If you want to provide binaries, this is possible, but this goes beyond the scope of ghentr and drat.
Within your institution, you may want to install packages from your private repository, ACMERAN, on a virtual machine (or other such computer) outside your firewall. This section will walk you through how to do that from a technical point-of-view. Of course, you should check with your management to see if this solution is permissible as a matter of policy.
The first thing is to think of ACMERAN as being a git repository. From your computer’s point-of-view, within the firewall, you can have a remote that points to your instance of GHE. You can also have a remote that points to a private repository at github.com
.
From inside the firewall, you could pull the ACMERAN repository from your GHE, then push it to (private) github.com
. This is the reason why I recommend that you serve GitHub pages from the master
branch, rather than from the gh-pages
branch.
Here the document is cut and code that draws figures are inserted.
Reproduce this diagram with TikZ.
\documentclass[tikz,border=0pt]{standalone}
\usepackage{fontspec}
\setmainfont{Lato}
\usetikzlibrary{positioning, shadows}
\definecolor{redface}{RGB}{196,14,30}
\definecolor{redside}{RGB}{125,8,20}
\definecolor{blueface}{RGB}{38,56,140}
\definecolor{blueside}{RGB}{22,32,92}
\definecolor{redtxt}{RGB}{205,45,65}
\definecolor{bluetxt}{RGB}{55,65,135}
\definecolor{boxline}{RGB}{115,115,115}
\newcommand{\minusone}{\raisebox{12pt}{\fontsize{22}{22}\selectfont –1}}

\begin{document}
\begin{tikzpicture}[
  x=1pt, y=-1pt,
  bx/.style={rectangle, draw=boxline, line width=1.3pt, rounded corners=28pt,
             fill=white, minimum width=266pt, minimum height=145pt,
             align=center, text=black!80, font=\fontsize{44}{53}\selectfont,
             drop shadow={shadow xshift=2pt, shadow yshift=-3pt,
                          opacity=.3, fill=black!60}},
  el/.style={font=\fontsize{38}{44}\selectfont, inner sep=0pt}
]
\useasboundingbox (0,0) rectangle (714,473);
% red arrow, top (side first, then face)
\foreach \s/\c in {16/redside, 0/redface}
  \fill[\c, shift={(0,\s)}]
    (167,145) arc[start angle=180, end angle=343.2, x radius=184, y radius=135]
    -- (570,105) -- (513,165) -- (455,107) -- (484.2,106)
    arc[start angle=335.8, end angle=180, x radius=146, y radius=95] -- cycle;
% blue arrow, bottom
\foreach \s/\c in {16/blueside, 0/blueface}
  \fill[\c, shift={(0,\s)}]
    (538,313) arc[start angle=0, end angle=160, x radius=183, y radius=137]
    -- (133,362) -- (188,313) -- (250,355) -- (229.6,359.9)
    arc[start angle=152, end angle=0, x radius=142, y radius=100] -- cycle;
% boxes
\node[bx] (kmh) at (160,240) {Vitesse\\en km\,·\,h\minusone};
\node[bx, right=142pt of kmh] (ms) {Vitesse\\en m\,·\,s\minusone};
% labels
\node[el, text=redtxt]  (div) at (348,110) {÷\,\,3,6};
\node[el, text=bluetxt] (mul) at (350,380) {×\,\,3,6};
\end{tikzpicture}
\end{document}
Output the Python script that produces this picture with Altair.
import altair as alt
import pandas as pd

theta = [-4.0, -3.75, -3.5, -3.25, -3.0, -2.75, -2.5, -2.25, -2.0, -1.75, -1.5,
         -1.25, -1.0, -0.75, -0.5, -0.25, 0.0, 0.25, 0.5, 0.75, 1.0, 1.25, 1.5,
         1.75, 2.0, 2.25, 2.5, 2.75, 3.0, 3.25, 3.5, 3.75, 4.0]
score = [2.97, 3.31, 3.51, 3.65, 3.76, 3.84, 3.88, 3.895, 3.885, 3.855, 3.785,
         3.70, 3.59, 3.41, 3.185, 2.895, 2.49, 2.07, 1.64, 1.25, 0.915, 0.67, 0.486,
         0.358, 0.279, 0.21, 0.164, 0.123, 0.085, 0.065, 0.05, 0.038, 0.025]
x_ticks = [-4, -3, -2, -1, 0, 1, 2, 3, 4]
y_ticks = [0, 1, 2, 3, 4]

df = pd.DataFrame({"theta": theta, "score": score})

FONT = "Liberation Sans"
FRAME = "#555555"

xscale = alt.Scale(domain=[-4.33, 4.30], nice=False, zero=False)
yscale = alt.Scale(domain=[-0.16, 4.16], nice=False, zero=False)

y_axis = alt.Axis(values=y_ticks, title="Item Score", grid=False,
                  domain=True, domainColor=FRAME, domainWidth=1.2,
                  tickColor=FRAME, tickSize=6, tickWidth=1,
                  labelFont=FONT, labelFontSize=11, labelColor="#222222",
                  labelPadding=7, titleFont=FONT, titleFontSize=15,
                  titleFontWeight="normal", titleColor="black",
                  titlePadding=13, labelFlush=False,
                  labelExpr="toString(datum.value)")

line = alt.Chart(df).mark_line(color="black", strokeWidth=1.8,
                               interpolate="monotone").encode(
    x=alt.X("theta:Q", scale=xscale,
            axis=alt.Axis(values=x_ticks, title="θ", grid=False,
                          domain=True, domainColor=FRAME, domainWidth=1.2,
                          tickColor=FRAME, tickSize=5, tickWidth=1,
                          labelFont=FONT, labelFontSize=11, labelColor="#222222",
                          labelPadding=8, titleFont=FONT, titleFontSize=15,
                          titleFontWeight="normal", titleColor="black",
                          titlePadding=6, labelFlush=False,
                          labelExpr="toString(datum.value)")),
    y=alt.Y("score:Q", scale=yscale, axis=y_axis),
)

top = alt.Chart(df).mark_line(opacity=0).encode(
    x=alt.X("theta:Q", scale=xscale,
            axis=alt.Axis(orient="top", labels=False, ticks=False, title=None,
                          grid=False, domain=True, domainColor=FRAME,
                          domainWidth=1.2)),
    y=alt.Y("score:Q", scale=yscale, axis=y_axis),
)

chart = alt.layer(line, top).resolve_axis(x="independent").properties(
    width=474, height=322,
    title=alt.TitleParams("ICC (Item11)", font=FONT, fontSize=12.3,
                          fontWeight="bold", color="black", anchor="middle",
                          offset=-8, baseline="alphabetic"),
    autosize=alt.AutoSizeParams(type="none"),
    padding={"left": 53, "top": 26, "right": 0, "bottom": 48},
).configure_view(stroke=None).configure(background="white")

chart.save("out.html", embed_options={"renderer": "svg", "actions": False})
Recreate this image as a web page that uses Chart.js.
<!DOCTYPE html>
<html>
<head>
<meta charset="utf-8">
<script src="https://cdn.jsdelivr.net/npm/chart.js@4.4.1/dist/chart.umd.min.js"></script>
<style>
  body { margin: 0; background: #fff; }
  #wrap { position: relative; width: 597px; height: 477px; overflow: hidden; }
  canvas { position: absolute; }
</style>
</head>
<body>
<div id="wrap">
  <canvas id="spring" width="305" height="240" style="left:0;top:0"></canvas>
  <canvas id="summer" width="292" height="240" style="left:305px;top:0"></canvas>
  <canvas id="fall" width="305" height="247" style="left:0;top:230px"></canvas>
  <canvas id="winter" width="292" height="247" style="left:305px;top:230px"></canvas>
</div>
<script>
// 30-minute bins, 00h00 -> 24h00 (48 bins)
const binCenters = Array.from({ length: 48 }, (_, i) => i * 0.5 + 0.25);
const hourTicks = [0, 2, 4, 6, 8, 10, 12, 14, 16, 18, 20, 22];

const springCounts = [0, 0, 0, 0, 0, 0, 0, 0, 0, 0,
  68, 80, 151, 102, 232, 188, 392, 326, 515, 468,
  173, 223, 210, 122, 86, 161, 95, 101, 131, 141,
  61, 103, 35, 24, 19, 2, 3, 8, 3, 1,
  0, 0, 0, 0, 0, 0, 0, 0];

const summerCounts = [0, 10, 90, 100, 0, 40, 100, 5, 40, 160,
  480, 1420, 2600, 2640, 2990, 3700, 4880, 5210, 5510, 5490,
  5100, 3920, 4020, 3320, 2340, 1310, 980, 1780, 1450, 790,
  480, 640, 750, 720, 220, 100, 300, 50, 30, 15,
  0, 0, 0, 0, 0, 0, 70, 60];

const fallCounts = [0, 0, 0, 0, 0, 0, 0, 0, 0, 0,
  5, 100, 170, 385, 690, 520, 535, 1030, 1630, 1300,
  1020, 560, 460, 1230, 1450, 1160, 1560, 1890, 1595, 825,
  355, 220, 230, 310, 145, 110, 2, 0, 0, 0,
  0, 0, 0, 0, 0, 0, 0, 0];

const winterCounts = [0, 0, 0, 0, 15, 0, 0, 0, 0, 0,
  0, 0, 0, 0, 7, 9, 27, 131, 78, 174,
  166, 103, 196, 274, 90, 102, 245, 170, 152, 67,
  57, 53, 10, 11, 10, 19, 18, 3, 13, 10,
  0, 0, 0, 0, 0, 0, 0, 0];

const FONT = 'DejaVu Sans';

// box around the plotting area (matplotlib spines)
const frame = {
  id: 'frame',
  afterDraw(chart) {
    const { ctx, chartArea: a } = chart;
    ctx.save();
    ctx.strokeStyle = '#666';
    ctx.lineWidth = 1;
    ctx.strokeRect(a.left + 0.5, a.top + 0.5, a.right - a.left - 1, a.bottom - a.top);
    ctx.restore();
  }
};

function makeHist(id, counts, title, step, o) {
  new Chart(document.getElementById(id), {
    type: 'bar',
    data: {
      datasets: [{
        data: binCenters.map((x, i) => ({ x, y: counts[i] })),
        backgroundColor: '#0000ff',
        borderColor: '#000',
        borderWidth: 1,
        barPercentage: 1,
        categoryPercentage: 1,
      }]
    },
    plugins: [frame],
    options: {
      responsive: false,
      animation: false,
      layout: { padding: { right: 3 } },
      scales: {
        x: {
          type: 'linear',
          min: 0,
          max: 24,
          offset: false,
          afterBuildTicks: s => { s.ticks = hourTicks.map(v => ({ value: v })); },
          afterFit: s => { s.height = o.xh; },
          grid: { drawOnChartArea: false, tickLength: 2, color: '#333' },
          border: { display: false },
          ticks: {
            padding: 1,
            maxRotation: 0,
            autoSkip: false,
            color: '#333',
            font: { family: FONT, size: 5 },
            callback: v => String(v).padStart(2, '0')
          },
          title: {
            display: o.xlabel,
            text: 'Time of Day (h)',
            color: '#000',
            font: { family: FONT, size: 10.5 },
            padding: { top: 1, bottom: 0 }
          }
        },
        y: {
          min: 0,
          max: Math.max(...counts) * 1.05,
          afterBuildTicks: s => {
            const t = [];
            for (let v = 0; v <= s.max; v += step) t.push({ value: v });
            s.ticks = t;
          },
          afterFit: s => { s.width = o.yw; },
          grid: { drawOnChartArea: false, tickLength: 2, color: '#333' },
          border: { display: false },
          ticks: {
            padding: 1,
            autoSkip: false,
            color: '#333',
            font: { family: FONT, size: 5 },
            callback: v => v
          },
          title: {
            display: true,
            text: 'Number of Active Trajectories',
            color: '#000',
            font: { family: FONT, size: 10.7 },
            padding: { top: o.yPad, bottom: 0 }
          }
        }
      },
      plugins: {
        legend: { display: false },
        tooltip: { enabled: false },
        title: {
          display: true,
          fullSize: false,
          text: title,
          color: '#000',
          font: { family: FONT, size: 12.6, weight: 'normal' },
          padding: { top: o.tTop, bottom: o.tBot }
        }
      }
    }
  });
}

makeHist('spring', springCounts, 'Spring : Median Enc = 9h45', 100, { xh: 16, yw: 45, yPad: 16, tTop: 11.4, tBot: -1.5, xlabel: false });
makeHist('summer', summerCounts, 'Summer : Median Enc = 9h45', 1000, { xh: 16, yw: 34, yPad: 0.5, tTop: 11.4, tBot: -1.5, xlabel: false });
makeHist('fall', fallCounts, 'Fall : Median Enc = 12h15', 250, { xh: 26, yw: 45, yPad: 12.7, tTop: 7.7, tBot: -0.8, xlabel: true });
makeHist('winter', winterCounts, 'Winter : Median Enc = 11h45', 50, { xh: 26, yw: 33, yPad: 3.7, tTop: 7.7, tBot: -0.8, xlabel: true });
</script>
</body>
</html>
By using the master
branch, github.com
does not automatically make the repository available on GitHub pages. If you used a gh-pages
branch, this would be served automatically, which may not be what you want to do with a set of private packages.
From your resource outside the firewall, you could then pull the repository from github.com
to a directory on that resource. Also on that resource, you could amend an .Rprofile
file (or .Rprofile.site
). Keep in mind that the URL that you provide for a package repository can be a file://
URL on your remote resource.
options(
repos = c(
CRAN = "https://cran.rstudio.com/",
ACMERAN = "file://path/to/ACMERAN/"
),
...
)
With this in place, you can install.packages()
from ACMERAN on your remote resource.
It occurs to me that this may be a use-case for Docker. However, I have to confess to not having used Docker - so I am in no position to recommend it (or not).